* [Stated goal] Leave the pictures out and copy exactly the lines from the line containing "What React, TypeScript" to the line containing "0.997, 1.0, 1.0];", both lines included.

* [Task material]

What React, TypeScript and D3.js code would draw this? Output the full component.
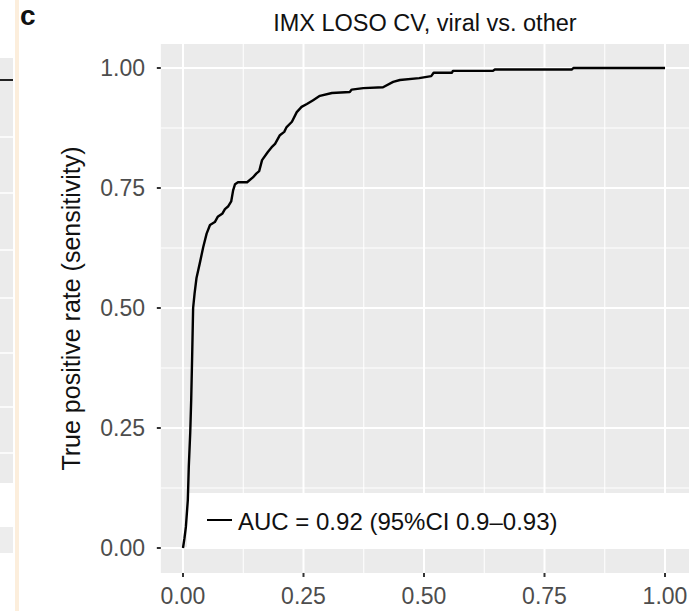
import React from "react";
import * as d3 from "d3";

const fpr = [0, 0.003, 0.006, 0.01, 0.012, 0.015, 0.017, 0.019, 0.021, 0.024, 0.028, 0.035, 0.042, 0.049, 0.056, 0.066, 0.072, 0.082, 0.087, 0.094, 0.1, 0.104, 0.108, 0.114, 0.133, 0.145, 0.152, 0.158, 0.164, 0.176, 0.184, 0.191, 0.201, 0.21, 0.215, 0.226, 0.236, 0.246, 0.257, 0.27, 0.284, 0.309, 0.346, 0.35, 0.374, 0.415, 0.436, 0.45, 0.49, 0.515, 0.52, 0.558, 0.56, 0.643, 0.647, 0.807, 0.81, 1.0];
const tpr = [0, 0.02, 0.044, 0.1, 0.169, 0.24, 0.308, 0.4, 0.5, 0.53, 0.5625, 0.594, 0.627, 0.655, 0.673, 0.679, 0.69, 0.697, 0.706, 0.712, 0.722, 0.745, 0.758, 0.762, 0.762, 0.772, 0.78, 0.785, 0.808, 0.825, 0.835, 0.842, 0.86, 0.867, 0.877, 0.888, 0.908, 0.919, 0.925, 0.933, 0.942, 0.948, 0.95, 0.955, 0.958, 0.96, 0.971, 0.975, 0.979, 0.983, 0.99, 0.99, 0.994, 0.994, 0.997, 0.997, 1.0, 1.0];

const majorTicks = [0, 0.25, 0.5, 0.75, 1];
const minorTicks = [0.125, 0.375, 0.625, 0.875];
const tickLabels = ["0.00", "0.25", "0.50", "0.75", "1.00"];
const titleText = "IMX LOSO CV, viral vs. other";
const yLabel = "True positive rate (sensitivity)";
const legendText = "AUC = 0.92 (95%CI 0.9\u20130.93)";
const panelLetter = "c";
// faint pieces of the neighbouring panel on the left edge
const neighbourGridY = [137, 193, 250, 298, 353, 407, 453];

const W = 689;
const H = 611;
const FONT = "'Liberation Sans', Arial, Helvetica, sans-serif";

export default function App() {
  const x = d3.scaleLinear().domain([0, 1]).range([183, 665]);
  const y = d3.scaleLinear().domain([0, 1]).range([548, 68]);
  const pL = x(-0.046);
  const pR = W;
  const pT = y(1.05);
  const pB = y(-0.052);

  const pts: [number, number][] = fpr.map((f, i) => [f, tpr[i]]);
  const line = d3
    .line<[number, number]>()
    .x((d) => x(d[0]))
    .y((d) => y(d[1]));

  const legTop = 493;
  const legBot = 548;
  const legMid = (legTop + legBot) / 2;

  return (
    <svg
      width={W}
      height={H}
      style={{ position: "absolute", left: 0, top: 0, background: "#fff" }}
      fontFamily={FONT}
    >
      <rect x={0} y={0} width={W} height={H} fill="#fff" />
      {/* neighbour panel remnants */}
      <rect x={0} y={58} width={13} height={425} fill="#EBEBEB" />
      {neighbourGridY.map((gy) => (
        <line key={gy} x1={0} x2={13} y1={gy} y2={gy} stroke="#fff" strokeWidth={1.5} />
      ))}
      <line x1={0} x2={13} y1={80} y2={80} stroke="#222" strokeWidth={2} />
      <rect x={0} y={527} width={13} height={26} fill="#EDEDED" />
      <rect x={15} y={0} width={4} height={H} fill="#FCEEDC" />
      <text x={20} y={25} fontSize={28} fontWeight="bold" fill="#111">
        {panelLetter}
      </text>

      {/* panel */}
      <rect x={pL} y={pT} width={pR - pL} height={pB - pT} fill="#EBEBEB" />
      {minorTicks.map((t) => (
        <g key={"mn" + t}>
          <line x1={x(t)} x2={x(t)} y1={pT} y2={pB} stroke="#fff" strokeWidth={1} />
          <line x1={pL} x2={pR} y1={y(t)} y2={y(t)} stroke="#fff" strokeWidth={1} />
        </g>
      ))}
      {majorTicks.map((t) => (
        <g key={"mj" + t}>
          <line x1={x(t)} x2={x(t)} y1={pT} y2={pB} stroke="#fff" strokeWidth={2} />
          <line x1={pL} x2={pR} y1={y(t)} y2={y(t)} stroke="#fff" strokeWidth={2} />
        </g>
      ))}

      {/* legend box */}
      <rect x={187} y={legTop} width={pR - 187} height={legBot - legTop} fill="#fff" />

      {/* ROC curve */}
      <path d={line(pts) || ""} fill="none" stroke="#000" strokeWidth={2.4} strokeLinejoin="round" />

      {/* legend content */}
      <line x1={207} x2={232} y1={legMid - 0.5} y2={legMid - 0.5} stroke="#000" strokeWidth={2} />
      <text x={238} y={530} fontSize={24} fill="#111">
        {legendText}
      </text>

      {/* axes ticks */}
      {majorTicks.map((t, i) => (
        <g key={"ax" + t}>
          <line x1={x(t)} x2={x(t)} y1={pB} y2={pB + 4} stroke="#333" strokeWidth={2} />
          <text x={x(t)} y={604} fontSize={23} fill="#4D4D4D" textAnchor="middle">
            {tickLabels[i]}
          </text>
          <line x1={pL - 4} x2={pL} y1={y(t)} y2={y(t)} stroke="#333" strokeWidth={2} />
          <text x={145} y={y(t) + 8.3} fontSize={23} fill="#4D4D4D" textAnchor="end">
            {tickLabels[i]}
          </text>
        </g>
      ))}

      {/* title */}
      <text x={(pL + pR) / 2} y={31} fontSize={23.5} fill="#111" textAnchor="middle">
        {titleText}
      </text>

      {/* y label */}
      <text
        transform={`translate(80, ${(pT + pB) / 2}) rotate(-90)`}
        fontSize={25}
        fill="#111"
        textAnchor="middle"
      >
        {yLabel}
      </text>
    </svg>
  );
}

* * *

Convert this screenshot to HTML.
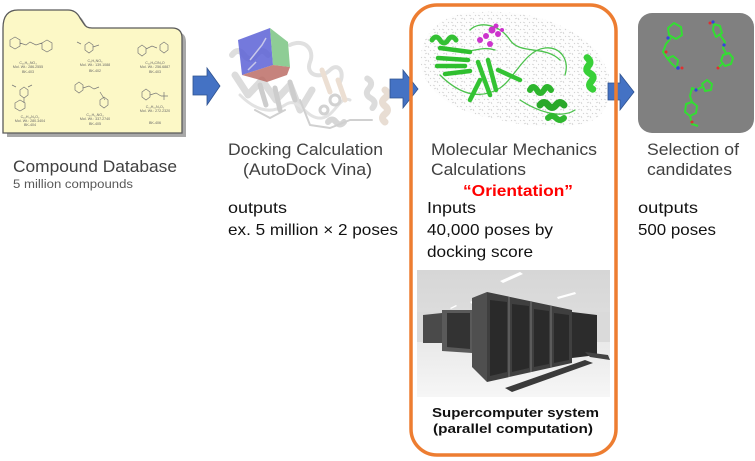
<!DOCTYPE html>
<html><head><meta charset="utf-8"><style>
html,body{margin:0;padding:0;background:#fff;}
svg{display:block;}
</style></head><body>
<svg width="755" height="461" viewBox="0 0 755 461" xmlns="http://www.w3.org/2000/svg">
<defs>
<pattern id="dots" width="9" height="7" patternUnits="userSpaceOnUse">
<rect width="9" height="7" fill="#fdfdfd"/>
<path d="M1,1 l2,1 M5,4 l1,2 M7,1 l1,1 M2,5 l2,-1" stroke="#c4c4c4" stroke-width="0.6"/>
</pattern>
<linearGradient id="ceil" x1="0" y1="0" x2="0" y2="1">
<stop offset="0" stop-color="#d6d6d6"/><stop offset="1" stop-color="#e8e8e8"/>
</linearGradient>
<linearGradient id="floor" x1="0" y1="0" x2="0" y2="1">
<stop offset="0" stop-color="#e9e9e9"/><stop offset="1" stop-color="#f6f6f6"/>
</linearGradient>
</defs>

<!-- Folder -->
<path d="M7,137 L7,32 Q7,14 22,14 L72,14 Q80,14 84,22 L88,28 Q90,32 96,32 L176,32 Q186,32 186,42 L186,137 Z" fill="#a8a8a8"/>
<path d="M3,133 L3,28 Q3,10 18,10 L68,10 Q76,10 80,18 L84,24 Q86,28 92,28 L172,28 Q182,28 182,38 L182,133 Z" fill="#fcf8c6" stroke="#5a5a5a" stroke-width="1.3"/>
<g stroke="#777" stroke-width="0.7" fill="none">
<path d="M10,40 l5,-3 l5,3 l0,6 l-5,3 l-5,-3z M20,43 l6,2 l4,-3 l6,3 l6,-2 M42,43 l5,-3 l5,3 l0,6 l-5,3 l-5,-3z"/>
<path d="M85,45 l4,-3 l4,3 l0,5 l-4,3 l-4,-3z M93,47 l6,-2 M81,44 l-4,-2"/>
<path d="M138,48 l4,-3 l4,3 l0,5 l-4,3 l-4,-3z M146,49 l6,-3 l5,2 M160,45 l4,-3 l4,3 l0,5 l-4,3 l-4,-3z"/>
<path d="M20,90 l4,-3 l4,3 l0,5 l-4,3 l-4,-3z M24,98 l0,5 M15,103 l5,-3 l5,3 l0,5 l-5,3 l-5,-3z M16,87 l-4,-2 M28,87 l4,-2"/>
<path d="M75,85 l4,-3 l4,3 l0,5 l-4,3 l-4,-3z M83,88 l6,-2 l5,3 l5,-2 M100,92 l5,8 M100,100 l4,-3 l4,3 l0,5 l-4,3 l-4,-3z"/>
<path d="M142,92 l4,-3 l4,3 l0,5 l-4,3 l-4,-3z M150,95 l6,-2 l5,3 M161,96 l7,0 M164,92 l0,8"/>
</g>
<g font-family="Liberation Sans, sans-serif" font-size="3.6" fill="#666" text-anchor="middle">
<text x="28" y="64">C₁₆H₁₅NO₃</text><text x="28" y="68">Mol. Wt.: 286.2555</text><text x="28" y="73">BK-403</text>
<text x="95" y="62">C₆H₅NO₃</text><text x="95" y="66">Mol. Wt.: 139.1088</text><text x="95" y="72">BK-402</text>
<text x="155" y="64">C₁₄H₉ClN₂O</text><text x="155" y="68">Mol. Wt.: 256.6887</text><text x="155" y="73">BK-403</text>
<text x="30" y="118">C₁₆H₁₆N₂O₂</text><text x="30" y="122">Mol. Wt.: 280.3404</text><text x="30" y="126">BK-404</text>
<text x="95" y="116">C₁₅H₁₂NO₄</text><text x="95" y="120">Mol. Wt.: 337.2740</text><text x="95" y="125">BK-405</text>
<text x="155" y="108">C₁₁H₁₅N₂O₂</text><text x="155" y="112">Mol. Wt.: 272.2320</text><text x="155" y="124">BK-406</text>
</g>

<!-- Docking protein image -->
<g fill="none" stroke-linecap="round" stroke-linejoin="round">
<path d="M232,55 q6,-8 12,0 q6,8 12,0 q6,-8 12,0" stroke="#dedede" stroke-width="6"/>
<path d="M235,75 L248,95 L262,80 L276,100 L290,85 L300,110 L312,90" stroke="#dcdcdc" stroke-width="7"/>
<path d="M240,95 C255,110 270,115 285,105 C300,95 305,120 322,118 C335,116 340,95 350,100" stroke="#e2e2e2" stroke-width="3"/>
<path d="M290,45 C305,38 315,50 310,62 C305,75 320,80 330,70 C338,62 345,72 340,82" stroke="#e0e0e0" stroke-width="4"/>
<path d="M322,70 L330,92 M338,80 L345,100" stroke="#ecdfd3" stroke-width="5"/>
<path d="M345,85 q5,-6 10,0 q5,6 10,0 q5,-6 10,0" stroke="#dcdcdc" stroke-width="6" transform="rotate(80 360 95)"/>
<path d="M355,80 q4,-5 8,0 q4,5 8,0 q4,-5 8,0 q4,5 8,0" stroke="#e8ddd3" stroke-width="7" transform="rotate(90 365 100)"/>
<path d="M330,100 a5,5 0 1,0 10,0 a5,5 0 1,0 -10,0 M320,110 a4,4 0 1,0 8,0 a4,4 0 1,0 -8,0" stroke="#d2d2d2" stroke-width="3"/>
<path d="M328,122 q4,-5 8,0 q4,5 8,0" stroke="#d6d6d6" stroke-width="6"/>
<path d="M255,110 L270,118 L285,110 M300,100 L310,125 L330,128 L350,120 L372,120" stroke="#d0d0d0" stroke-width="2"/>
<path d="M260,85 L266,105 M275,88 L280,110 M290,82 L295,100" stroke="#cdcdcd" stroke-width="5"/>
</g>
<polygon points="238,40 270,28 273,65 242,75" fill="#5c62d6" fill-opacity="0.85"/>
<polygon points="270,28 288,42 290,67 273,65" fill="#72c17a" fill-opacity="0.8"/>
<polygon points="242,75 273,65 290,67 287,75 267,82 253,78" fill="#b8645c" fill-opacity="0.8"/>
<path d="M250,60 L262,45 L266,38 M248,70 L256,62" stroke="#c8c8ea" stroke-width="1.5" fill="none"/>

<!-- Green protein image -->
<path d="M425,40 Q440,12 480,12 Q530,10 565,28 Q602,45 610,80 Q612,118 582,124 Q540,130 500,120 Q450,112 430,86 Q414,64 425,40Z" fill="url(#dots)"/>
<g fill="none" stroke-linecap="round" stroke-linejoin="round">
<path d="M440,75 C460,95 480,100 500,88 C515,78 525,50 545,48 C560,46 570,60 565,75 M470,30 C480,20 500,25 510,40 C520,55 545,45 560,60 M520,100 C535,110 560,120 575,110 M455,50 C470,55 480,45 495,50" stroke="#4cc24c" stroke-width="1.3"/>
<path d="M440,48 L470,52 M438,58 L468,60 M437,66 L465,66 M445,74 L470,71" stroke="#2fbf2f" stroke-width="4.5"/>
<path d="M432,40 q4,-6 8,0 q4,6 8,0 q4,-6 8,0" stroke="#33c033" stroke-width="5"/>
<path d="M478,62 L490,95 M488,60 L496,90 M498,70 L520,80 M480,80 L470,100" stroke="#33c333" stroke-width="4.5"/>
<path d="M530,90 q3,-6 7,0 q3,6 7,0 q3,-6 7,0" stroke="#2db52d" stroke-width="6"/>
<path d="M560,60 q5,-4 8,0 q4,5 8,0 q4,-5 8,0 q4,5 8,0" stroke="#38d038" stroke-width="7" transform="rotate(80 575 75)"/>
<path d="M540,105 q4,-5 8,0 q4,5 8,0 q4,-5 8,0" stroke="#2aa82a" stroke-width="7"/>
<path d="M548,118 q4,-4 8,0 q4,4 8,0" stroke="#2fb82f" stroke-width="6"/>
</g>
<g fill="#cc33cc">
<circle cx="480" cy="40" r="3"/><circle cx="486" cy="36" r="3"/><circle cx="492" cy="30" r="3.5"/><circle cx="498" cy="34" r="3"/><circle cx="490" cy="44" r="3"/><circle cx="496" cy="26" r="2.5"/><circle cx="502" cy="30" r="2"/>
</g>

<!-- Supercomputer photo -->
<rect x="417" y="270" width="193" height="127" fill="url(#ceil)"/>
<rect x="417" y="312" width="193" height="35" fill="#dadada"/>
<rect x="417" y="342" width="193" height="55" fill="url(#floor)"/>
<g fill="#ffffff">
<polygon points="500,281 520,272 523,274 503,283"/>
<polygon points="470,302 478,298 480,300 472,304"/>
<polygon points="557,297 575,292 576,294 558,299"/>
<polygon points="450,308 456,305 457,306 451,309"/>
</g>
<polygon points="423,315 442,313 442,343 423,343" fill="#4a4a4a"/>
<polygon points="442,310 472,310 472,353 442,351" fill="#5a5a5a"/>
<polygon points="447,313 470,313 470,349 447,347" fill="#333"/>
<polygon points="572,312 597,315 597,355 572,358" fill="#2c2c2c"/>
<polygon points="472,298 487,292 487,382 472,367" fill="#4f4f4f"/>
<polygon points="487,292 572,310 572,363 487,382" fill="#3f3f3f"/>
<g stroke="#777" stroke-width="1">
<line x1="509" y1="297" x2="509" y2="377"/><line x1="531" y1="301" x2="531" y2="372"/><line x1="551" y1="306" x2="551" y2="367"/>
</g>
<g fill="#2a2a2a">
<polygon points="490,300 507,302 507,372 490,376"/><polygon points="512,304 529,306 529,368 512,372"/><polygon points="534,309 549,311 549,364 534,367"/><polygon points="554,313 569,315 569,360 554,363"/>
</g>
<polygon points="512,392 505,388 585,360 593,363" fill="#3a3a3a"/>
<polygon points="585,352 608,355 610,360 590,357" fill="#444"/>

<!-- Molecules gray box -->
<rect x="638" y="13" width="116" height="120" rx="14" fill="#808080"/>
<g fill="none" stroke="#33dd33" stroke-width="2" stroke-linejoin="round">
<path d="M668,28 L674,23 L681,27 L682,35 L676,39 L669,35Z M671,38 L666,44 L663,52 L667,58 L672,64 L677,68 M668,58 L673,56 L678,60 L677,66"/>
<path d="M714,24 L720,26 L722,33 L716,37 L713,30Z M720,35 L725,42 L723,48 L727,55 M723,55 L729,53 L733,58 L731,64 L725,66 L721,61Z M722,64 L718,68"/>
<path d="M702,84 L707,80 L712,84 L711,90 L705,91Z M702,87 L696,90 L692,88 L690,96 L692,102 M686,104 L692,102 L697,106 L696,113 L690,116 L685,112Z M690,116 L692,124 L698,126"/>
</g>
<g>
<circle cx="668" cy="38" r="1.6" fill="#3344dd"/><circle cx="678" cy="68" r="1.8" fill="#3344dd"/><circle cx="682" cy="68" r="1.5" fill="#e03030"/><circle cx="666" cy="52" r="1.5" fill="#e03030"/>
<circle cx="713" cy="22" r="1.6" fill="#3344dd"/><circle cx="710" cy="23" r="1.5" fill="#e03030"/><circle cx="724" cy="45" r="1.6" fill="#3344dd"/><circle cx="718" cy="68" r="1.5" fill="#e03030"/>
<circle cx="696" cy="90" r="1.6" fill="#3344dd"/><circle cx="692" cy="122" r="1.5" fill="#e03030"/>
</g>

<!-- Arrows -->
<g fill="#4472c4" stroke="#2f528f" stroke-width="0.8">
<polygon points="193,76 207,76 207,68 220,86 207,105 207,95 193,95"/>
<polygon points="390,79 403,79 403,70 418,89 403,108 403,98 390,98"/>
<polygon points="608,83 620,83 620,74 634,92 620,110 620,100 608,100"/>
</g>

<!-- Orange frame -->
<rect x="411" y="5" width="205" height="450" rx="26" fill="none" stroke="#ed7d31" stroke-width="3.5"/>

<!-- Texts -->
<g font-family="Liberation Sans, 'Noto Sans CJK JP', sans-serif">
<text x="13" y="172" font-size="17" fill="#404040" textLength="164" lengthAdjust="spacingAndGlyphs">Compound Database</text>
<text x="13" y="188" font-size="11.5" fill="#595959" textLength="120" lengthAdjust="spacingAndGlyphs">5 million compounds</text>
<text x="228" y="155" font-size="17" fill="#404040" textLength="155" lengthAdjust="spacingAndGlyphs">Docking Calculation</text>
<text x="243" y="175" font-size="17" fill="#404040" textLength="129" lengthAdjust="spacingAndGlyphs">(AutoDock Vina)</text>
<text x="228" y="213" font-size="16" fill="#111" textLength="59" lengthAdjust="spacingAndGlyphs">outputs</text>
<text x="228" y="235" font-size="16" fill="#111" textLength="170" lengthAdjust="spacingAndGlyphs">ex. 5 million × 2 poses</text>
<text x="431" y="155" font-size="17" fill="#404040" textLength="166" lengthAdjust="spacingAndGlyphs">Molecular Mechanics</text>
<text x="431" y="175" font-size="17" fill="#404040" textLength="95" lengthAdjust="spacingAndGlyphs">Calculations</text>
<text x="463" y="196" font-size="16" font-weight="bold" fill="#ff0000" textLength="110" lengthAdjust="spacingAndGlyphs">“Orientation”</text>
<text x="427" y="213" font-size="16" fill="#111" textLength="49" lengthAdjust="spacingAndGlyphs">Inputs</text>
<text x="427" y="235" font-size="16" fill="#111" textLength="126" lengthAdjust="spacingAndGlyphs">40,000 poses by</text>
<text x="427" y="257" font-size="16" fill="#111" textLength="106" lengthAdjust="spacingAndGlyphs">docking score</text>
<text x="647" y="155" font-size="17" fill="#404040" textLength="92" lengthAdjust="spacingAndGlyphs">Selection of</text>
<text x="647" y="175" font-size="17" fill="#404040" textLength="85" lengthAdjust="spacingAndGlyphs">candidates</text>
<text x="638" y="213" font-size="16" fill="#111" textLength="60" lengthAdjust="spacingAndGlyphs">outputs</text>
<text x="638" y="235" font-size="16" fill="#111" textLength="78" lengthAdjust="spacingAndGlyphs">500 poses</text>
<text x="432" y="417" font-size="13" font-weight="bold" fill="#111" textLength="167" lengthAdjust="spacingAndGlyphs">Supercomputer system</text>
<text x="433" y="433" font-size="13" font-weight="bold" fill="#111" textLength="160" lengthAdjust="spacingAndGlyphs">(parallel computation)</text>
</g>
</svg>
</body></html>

* [Answer to this problem]
What React, TypeScript and D3.js code would draw this? Output the full component.
import React from "react";
import * as d3 from "d3";

const fpr = [0, 0.003, 0.006, 0.01, 0.012, 0.015, 0.017, 0.019, 0.021, 0.024, 0.028, 0.035, 0.042, 0.049, 0.056, 0.066, 0.072, 0.082, 0.087, 0.094, 0.1, 0.104, 0.108, 0.114, 0.133, 0.145, 0.152, 0.158, 0.164, 0.176, 0.184, 0.191, 0.201, 0.21, 0.215, 0.226, 0.236, 0.246, 0.257, 0.27, 0.284, 0.309, 0.346, 0.35, 0.374, 0.415, 0.436, 0.45, 0.49, 0.515, 0.52, 0.558, 0.56, 0.643, 0.647, 0.807, 0.81, 1.0];
const tpr = [0, 0.02, 0.044, 0.1, 0.169, 0.24, 0.308, 0.4, 0.5, 0.53, 0.5625, 0.594, 0.627, 0.655, 0.673, 0.679, 0.69, 0.697, 0.706, 0.712, 0.722, 0.745, 0.758, 0.762, 0.762, 0.772, 0.78, 0.785, 0.808, 0.825, 0.835, 0.842, 0.86, 0.867, 0.877, 0.888, 0.908, 0.919, 0.925, 0.933, 0.942, 0.948, 0.95, 0.955, 0.958, 0.96, 0.971, 0.975, 0.979, 0.983, 0.99, 0.99, 0.994, 0.994, 0.997, 0.997, 1.0, 1.0];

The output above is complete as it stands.